Now that his sporting days are over, Church is off the painkillers that became part of his life and is instead getting used to the impact years of rigorous exercise has had on his hip and body.

“I’m not relying on them anymore, now when I wake up I can definitely feel the effect of the last 15 years of playing every day and it’s going to take a while for that to wear off. I don’t feel the need to take them now, I’ve kind of got used to the pain that my body is in. I don’t think people realise the pressure and pain you put your body through every day to do what we do.”

Church had surgery while at Roda JC but his rehabilitation did not go to plan, so after a year out he decided a return to England to get his career back on track. Although he had previously failed medicals in the past, it was not an issue at Scunthorpe.

“I did have a few medicals abroad and they were a lot more intense, they found problems with the hip and I didn’t sign on that reason.

“I then felt the only option was to get back playing after a year and a bit out and that’s when Scunthorpe came up, they didn’t really give me a medical, they just looked at my history and asked if all was fine. I went up there, they took a look at me in the day, I trained and they said ‘yeah, we’ll sign you’, so I kind of got lucky with that.”

During four months at Scunthorpe, Church only managed four appearances for the League One club, a sign that his body could not longer cope with the rigours of football.

“It wasn’t until I signed for Scunthorpe that I realised that I kept getting injuries. I felt fine until I started training every day, getting back in that routine and I did struggle with that.”

Eventually in May 2018 after two games in five months at Plymouth, Church decided he had no other option than to retire, less than two years of being part of Wales’ rollercoaster in France, an experience the former striker remembers fondly.

“It was amazing, it’s a bit cringeworthy when you say it’s a dream come true but it literally was. I have two young children and I was away from them for seven weeks and it was one of the best seven weeks of my life, apart from their births. Every single day the whole atmosphere of being involved, the fans you saw along the whole journey, the training sessions, the matches. After that, nothing could really compare to that, unless you play in the World Cup.”
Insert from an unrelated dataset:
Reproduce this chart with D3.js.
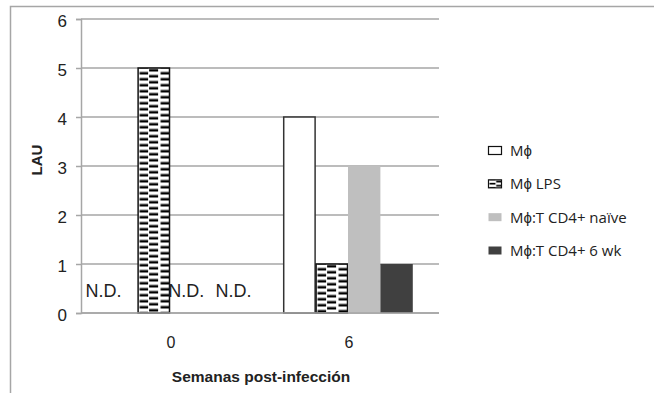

Church pondered whether ending his career after the successes in France might have been the perfect finale but he did not envisage the further complications. Time playing abroad was always one of his ambitions and even though it did not go well, Church has no regrets about his season with Roda JC.

“At the time I never thought there would be an issue with the hip in any way, shape or form and I’d have to retire. After that I had the opportunity to move abroad; we had a few options that fell through while I was at MK Dons and in the final few days [of the transfer window], the option of Holland came up.

“I was 27 at the time and this opportunity might never come up again. In hindsight, was it the right one? We’ll never know but I’m glad I took it and that was probably the defining factor in me being in where I am now.”

The Professional Footballers’ Association and Welsh FA both supported Church as he looked for a life away from the game, which has resulted in him setting up Church Investments, aimed at professional sportsmen looking to invest in the property market. The former Charlton man decided this was the right path after being aided by his own wise moves in the industry.

“I did make a couple of plans just before I had to retire but I didn’t think they’d be coming to fruition now. It wasn’t until I signed for Plymouth and realised that there was a serious issue and that I couldn’t carry on like this, which is what I am doing now with investments for professional footballers and athletes to help set them up for after sport. It has given me a chance in the position I am in now, as without the property income, I might be in a bit of trouble.

“As footballers you get things thrown at you with numbers and you don’t always take everything into account, so we just want to be the ‘go to’ trustworthy people, as someone that’s been in that environment and understands the experience to try and give a platform for trustworthy opportunities.”

Church is used to the ups and downs of football, so the property market holds nothing to fear.